I think you love me.
When you wake up for good in the morning, even though you are starving you don't cry.  You just talk in your crib.
You have a good dad who feeds you bottles at night so I get to stay asleep.  I love you dad because he does that for us.
You aren't a very good napper.  In fact, you are on a strange schedule where one day, you have no naps and the next day you sleep all day.  It's your deal so I roll with it but the no naps days are pretty exhausting for both of us and by the time dinner rolls around, you and I have both had it.


Fat baby in a bumbo

You are getting good at sitting in the bumbo chair, but your legs are too fat and it usually makes you puke.  Your brothers spend more time sitting in it than you.  They both fit better now than when they were babies.


Hi.  I'm almost 3 months old and my mom cannot handle it.

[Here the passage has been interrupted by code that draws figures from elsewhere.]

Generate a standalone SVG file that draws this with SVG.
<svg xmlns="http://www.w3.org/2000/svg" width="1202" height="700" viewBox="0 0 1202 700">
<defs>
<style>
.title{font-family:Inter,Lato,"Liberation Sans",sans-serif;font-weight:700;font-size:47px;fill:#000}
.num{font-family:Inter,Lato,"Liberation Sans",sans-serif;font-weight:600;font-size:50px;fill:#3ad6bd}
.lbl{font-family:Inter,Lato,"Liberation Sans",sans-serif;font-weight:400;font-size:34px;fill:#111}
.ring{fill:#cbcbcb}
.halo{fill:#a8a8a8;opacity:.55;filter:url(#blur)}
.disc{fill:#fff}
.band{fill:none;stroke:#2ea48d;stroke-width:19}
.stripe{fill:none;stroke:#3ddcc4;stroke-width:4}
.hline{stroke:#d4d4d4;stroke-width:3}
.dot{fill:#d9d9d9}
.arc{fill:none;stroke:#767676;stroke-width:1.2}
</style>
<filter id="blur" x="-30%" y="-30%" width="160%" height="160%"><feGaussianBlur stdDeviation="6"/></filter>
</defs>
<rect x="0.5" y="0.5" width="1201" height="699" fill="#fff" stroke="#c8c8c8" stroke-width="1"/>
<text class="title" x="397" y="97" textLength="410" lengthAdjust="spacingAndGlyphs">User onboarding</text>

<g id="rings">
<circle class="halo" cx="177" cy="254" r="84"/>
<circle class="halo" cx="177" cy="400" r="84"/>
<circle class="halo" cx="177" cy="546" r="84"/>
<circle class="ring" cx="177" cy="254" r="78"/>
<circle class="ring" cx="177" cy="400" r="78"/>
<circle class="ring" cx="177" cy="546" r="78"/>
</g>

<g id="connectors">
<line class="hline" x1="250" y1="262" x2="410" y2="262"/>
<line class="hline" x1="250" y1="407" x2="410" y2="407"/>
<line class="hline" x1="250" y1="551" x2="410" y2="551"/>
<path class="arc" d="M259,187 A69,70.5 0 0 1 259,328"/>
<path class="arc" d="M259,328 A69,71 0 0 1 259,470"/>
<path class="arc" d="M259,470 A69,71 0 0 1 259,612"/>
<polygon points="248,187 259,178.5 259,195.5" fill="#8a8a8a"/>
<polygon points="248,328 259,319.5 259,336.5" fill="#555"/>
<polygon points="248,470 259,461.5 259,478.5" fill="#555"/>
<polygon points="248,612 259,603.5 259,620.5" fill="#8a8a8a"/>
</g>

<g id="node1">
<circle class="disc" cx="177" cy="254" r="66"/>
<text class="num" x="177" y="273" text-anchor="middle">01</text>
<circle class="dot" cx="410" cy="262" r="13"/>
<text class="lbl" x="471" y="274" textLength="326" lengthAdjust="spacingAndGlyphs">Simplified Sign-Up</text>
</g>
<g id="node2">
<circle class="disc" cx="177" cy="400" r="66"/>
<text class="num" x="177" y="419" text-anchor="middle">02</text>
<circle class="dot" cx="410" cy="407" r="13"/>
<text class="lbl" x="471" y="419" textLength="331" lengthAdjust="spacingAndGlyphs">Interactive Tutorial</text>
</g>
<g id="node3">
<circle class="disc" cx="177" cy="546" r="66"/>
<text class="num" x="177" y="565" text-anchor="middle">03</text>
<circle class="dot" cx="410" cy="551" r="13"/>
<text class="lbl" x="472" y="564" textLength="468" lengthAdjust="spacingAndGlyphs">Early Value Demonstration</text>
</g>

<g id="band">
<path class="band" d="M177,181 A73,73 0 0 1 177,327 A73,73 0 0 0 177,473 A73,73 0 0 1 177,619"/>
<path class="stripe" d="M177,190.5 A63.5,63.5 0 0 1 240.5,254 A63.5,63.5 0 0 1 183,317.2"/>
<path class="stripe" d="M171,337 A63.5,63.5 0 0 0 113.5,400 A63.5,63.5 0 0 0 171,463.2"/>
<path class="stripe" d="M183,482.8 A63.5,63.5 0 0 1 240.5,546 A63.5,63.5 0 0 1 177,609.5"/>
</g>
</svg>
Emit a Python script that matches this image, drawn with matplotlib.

As much as we've tried, you are not a binker kid.  You like to use mom as your pacifier and if that doesn't work, you suck on your fist and make a super loud popping sound when the suction is released.  It's pretty funny.

Just chilling at the game

You have been to several Runnin' Utes basketball games now and you really have a good time.  You either spend the whole game asleep in your chair or laying on a quilt, on the row behind us, talking to the seats.  They apparently have a lot to say.


SANTA!!!!

Yesterday, you went to your first Christmas party.  You slept through all the chaos until it was time to see the big guy himself.  I'm not sure what you said to Mrs. Claus to make her seem so disinterested in holding you, but a picture is worth a thousand words.  

Maybe you farted on her lap?

I love you baby!
You are my squish.  You are my smile.  You are my boy!
I don't deserve you, but I love you.  

1 comment:

Bing Math said...

Hi Quinn! Happy 3 months old. I think Mrs. Claus is wearing a missionary badge and Santa has a pretty weird look on his face, too.